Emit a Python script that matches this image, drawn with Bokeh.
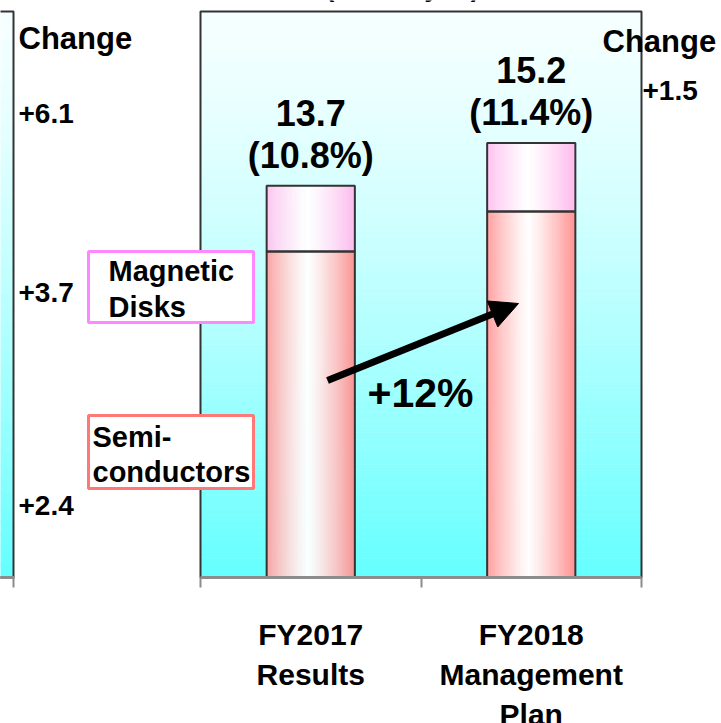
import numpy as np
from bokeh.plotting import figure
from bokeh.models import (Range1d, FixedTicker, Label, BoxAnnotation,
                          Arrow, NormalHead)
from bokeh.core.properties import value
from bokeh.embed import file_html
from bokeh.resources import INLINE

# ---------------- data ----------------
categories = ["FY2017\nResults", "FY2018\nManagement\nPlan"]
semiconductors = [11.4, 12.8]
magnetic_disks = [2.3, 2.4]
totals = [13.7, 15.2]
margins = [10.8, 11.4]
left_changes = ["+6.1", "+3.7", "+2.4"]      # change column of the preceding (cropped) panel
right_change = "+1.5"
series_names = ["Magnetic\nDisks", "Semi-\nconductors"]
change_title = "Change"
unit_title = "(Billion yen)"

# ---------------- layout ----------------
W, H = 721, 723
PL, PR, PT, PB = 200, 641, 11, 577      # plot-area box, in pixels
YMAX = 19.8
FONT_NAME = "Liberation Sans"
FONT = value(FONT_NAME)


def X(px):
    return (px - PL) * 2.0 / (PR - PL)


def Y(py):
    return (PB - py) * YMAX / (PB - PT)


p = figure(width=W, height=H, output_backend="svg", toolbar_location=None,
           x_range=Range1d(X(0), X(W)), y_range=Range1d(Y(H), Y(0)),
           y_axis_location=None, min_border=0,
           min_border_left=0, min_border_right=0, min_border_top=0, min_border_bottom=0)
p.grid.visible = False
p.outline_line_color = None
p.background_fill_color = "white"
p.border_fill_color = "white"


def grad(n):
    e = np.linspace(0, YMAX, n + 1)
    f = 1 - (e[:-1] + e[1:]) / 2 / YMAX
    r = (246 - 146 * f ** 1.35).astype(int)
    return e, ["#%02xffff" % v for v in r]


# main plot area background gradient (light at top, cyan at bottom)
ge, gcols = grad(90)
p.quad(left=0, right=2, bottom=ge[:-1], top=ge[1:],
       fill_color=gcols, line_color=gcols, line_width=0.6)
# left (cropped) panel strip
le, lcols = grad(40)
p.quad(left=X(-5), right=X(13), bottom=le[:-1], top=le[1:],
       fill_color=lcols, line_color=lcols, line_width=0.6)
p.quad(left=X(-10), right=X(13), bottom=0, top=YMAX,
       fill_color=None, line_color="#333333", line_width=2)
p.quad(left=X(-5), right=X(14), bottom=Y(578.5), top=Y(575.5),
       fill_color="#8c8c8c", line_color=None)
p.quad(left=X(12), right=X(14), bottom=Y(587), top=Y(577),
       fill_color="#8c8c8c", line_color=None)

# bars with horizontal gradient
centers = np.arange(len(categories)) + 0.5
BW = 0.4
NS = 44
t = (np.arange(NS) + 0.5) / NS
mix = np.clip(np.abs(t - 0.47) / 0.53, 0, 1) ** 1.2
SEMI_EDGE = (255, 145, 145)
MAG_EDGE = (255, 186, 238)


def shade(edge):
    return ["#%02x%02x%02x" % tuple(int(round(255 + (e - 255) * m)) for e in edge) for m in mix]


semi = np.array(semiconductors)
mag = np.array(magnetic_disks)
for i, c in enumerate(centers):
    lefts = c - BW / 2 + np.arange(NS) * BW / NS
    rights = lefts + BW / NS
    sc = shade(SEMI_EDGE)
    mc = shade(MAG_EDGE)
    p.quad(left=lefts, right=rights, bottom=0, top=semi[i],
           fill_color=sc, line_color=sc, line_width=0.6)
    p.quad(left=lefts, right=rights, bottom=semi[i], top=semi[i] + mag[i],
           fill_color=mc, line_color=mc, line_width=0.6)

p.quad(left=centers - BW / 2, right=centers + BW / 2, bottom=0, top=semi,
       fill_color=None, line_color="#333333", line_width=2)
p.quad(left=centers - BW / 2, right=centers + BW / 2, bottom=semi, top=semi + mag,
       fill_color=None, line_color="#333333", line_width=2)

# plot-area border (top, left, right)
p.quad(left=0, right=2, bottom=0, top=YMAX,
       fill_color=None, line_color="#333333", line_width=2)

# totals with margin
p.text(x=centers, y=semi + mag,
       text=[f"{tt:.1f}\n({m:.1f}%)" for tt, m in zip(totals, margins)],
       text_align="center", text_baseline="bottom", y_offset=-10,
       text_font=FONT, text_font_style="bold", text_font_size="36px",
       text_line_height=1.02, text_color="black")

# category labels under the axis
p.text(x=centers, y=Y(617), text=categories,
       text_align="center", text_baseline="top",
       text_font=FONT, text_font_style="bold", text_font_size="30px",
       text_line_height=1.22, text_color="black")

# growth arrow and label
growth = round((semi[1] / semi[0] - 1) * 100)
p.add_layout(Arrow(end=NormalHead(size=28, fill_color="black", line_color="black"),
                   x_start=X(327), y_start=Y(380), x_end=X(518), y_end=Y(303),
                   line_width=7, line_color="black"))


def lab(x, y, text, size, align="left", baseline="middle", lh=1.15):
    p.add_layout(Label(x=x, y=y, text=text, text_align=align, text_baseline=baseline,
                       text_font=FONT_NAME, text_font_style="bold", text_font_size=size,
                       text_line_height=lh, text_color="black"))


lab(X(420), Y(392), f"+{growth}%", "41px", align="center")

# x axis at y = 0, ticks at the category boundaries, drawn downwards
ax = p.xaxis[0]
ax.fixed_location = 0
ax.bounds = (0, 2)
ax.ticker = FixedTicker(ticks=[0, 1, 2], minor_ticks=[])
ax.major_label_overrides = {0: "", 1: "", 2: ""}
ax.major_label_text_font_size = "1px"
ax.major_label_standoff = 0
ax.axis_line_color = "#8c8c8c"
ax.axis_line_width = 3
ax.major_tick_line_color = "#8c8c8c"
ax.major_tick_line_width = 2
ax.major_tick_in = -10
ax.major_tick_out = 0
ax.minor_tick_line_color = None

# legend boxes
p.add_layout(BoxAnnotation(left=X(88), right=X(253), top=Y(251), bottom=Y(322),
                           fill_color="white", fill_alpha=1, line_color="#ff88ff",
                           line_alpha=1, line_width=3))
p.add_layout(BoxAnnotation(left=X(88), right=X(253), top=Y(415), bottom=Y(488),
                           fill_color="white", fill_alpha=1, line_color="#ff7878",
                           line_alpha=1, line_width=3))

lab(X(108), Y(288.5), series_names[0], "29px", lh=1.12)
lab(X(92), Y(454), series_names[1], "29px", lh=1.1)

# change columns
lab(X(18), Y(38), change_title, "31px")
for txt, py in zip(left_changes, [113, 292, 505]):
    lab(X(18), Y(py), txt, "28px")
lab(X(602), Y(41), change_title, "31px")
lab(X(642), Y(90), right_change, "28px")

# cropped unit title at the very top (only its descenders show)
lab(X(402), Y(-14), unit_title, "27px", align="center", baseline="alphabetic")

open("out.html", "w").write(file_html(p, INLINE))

REQUIRED TASK =
Report only a number: how many lines in the material above contain the string "with".

FULL ANSWER =
3